Mearsheimer señala en su libro, publicado en 2018, que “no hay posibilidad alguna de derrotar a los talibanes para convertir el país en una democracia estable. Lo mejor que se puede hacer es dilatar el plazo para que los talibanes, que ahora controlan el 30% del país, obtengan el control de todo el resto”. “En resumen –señala–, Estados Unidos está destinado a perder Afganistán, a pesar de los esfuerzos militares hercúleos y de haber invertido más dinero en su reconstrucción que el que se destinó al Plan Marshall para toda Europa”.
Según Mearsheimer, el internacionalismo liberal será derrotado por el nacionalismo presente en todos los países pretendidamente redimidos y por las exigencias del realismo y del equilibrio de poder, las únicas doctrinas eficaces en el terreno de las relaciones internacionales, que precisamente ponen en práctica con gran destreza potencias como Rusia o China. Cuando los liberales internacionalistas tienen la hegemonía, tienden a utilizar la fuerza para imponer la democracia sin atender a las enseñanzas de Clausewitz sobre “el reino de las consecuencias imprevisibles” inherente a toda decisión bélica.

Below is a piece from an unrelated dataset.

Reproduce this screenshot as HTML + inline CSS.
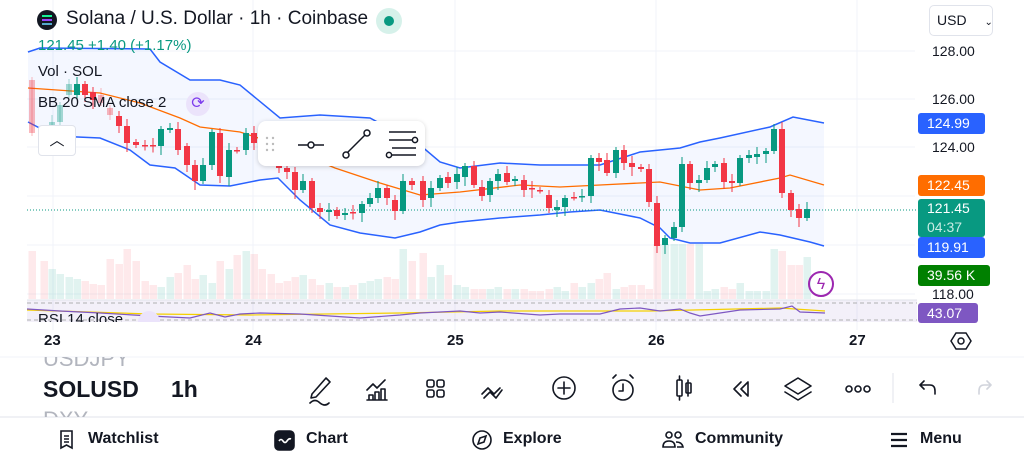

Será una vuelta de tuerca en el desplazamiento del poder hacia Asia con consecuencias especialmente para los aliados: los europeos, pero también los asiáticos, empezando por la India y Japón, los países más expuestos a los movimientos geoestratégicos que protagonizará China en los próximos años. Sin apenas moverse, sentado a la espera de ver pasar el cadáver del enemigo, Xi Jinping ha coronado en Afganistán una espléndida jugada del go geopolítico con la que ha echado a Estados Unidos del tablero y dejado en posición de debilidad a sus aliados.